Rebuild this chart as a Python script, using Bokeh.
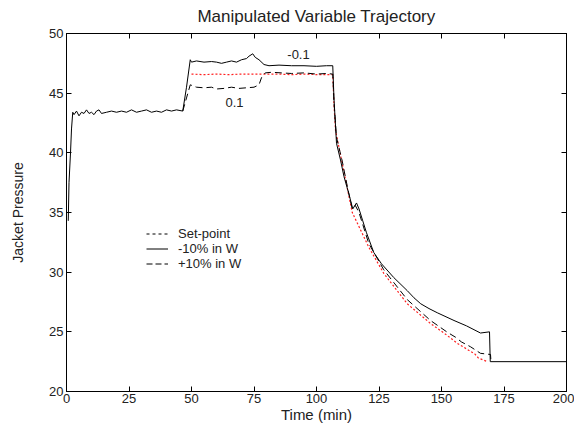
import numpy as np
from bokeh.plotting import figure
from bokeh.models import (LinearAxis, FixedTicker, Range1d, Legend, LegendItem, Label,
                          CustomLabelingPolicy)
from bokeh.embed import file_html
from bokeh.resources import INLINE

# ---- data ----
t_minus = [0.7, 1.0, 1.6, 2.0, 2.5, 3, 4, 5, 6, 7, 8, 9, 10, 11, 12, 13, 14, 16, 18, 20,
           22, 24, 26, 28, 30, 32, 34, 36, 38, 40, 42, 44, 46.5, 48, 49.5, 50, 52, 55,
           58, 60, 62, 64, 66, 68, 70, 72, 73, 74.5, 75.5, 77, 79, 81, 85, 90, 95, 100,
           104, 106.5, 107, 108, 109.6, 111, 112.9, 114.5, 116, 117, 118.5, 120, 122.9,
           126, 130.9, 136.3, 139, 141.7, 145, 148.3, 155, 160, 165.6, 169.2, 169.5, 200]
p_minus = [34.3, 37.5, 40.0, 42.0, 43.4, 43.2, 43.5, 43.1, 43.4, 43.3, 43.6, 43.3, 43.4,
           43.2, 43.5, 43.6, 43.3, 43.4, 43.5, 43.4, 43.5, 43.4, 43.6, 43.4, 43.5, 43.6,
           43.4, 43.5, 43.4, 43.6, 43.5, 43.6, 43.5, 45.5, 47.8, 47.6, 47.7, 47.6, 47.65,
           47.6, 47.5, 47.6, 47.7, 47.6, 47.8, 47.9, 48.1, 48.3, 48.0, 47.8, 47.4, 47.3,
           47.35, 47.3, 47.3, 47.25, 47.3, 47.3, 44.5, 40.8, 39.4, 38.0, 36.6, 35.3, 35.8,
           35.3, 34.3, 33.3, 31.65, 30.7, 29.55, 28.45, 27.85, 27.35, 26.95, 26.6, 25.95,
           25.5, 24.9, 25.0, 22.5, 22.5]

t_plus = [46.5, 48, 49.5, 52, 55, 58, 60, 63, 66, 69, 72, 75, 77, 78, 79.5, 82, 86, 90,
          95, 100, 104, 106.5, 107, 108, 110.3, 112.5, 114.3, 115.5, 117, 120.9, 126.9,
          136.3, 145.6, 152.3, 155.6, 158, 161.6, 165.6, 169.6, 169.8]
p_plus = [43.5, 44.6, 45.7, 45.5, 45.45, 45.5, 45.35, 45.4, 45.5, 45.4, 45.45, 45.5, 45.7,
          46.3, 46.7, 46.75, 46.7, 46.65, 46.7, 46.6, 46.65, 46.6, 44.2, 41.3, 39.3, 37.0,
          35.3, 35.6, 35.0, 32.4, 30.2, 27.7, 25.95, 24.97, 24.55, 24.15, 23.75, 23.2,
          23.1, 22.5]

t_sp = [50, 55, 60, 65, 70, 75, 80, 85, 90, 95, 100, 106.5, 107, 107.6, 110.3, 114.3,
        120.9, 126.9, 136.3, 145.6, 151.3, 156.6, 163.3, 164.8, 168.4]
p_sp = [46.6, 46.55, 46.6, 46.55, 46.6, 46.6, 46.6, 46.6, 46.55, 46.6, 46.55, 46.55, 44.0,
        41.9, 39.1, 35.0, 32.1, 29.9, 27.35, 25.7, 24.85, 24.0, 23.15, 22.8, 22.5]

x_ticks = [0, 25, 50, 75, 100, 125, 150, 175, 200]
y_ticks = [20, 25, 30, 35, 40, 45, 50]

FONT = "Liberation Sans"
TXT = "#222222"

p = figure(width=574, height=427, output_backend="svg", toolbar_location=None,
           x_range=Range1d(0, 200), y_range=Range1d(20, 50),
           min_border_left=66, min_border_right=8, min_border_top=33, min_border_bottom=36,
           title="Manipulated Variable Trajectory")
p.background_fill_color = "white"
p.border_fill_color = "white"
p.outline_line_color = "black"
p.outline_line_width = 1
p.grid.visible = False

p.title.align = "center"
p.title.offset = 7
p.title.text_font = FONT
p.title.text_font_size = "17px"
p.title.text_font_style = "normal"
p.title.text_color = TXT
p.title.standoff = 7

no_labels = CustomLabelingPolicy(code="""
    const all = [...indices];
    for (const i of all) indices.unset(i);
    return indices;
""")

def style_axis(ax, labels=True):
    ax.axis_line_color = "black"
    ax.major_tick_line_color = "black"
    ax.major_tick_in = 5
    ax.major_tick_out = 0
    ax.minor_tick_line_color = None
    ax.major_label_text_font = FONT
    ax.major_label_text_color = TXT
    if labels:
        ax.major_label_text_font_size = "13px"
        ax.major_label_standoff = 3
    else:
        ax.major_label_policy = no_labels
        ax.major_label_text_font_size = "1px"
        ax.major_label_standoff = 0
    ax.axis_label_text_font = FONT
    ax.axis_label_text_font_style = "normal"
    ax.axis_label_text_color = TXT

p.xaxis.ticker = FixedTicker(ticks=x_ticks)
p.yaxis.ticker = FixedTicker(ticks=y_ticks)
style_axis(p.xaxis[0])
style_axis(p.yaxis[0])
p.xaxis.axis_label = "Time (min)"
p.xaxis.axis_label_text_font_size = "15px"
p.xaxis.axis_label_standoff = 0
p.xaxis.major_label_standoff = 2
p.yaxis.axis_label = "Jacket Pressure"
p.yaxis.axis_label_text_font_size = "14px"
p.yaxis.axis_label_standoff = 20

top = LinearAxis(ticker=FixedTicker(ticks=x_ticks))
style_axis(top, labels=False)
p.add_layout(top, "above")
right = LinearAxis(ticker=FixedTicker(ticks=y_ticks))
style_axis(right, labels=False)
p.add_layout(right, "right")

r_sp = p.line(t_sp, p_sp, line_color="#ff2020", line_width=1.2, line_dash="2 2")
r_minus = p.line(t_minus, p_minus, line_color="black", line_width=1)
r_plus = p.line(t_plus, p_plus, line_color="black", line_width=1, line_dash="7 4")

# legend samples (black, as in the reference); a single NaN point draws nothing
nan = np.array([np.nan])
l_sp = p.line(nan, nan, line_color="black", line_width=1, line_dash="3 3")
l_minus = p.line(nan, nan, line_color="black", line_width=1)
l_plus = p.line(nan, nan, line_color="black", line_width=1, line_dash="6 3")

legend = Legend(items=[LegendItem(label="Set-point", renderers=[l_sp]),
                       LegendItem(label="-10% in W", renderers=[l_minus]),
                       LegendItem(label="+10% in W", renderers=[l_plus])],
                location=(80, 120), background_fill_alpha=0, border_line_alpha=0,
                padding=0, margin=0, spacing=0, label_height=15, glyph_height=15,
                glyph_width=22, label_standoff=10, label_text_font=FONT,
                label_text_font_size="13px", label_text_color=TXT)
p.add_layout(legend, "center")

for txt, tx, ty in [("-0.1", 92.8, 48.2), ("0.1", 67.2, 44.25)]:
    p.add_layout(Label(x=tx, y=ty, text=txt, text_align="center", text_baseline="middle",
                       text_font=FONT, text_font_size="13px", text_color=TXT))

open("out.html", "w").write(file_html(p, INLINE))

------------

> _DO THIS_
Write out every line above exactly as it is, leaving out the pictures.

> _RESULT_
Rebuild this chart as a Python script, using Bokeh.
import numpy as np
from bokeh.plotting import figure
from bokeh.models import (LinearAxis, FixedTicker, Range1d, Legend, LegendItem, Label,
                          CustomLabelingPolicy)
from bokeh.embed import file_html
from bokeh.resources import INLINE

# ---- data ----
t_minus = [0.7, 1.0, 1.6, 2.0, 2.5, 3, 4, 5, 6, 7, 8, 9, 10, 11, 12, 13, 14, 16, 18, 20,
           22, 24, 26, 28, 30, 32, 34, 36, 38, 40, 42, 44, 46.5, 48, 49.5, 50, 52, 55,
           58, 60, 62, 64, 66, 68, 70, 72, 73, 74.5, 75.5, 77, 79, 81, 85, 90, 95, 100,
           104, 106.5, 107, 108, 109.6, 111, 112.9, 114.5, 116, 117, 118.5, 120, 122.9,
           126, 130.9, 136.3, 139, 141.7, 145, 148.3, 155, 160, 165.6, 169.2, 169.5, 200]
p_minus = [34.3, 37.5, 40.0, 42.0, 43.4, 43.2, 43.5, 43.1, 43.4, 43.3, 43.6, 43.3, 43.4,
           43.2, 43.5, 43.6, 43.3, 43.4, 43.5, 43.4, 43.5, 43.4, 43.6, 43.4, 43.5, 43.6,
           43.4, 43.5, 43.4, 43.6, 43.5, 43.6, 43.5, 45.5, 47.8, 47.6, 47.7, 47.6, 47.65,
           47.6, 47.5, 47.6, 47.7, 47.6, 47.8, 47.9, 48.1, 48.3, 48.0, 47.8, 47.4, 47.3,
           47.35, 47.3, 47.3, 47.25, 47.3, 47.3, 44.5, 40.8, 39.4, 38.0, 36.6, 35.3, 35.8,
           35.3, 34.3, 33.3, 31.65, 30.7, 29.55, 28.45, 27.85, 27.35, 26.95, 26.6, 25.95,
           25.5, 24.9, 25.0, 22.5, 22.5]

t_plus = [46.5, 48, 49.5, 52, 55, 58, 60, 63, 66, 69, 72, 75, 77, 78, 79.5, 82, 86, 90,
          95, 100, 104, 106.5, 107, 108, 110.3, 112.5, 114.3, 115.5, 117, 120.9, 126.9,
          136.3, 145.6, 152.3, 155.6, 158, 161.6, 165.6, 169.6, 169.8]
p_plus = [43.5, 44.6, 45.7, 45.5, 45.45, 45.5, 45.35, 45.4, 45.5, 45.4, 45.45, 45.5, 45.7,
          46.3, 46.7, 46.75, 46.7, 46.65, 46.7, 46.6, 46.65, 46.6, 44.2, 41.3, 39.3, 37.0,
          35.3, 35.6, 35.0, 32.4, 30.2, 27.7, 25.95, 24.97, 24.55, 24.15, 23.75, 23.2,
          23.1, 22.5]

t_sp = [50, 55, 60, 65, 70, 75, 80, 85, 90, 95, 100, 106.5, 107, 107.6, 110.3, 114.3,
        120.9, 126.9, 136.3, 145.6, 151.3, 156.6, 163.3, 164.8, 168.4]
p_sp = [46.6, 46.55, 46.6, 46.55, 46.6, 46.6, 46.6, 46.6, 46.55, 46.6, 46.55, 46.55, 44.0,
        41.9, 39.1, 35.0, 32.1, 29.9, 27.35, 25.7, 24.85, 24.0, 23.15, 22.8, 22.5]

x_ticks = [0, 25, 50, 75, 100, 125, 150, 175, 200]
y_ticks = [20, 25, 30, 35, 40, 45, 50]

FONT = "Liberation Sans"
TXT = "#222222"

p = figure(width=574, height=427, output_backend="svg", toolbar_location=None,
           x_range=Range1d(0, 200), y_range=Range1d(20, 50),
           min_border_left=66, min_border_right=8, min_border_top=33, min_border_bottom=36,
           title="Manipulated Variable Trajectory")
p.background_fill_color = "white"
p.border_fill_color = "white"
p.outline_line_color = "black"
p.outline_line_width = 1
p.grid.visible = False

p.title.align = "center"
p.title.offset = 7
p.title.text_font = FONT
p.title.text_font_size = "17px"
p.title.text_font_style = "normal"
p.title.text_color = TXT
p.title.standoff = 7

no_labels = CustomLabelingPolicy(code="""
    const all = [...indices];
    for (const i of all) indices.unset(i);
    return indices;
""")

def style_axis(ax, labels=True):
    ax.axis_line_color = "black"
    ax.major_tick_line_color = "black"
    ax.major_tick_in = 5
    ax.major_tick_out = 0
    ax.minor_tick_line_color = None
    ax.major_label_text_font = FONT
    ax.major_label_text_color = TXT
    if labels:
        ax.major_label_text_font_size = "13px"
        ax.major_label_standoff = 3
    else:
        ax.major_label_policy = no_labels
        ax.major_label_text_font_size = "1px"
        ax.major_label_standoff = 0
    ax.axis_label_text_font = FONT
    ax.axis_label_text_font_style = "normal"
    ax.axis_label_text_color = TXT

p.xaxis.ticker = FixedTicker(ticks=x_ticks)
p.yaxis.ticker = FixedTicker(ticks=y_ticks)
style_axis(p.xaxis[0])
style_axis(p.yaxis[0])
p.xaxis.axis_label = "Time (min)"
p.xaxis.axis_label_text_font_size = "15px"
p.xaxis.axis_label_standoff = 0
p.xaxis.major_label_standoff = 2
p.yaxis.axis_label = "Jacket Pressure"
p.yaxis.axis_label_text_font_size = "14px"
p.yaxis.axis_label_standoff = 20

top = LinearAxis(ticker=FixedTicker(ticks=x_ticks))
style_axis(top, labels=False)
p.add_layout(top, "above")
right = LinearAxis(ticker=FixedTicker(ticks=y_ticks))
style_axis(right, labels=False)
p.add_layout(right, "right")

r_sp = p.line(t_sp, p_sp, line_color="#ff2020", line_width=1.2, line_dash="2 2")
r_minus = p.line(t_minus, p_minus, line_color="black", line_width=1)
r_plus = p.line(t_plus, p_plus, line_color="black", line_width=1, line_dash="7 4")

# legend samples (black, as in the reference); a single NaN point draws nothing
nan = np.array([np.nan])
l_sp = p.line(nan, nan, line_color="black", line_width=1, line_dash="3 3")
l_minus = p.line(nan, nan, line_color="black", line_width=1)
l_plus = p.line(nan, nan, line_color="black", line_width=1, line_dash="6 3")

legend = Legend(items=[LegendItem(label="Set-point", renderers=[l_sp]),
                       LegendItem(label="-10% in W", renderers=[l_minus]),
                       LegendItem(label="+10% in W", renderers=[l_plus])],
                location=(80, 120), background_fill_alpha=0, border_line_alpha=0,
                padding=0, margin=0, spacing=0, label_height=15, glyph_height=15,
                glyph_width=22, label_standoff=10, label_text_font=FONT,
                label_text_font_size="13px", label_text_color=TXT)
p.add_layout(legend, "center")

for txt, tx, ty in [("-0.1", 92.8, 48.2), ("0.1", 67.2, 44.25)]:
    p.add_layout(Label(x=tx, y=ty, text=txt, text_align="center", text_baseline="middle",
                       text_font=FONT, text_font_size="13px", text_color=TXT))

open("out.html", "w").write(file_html(p, INLINE))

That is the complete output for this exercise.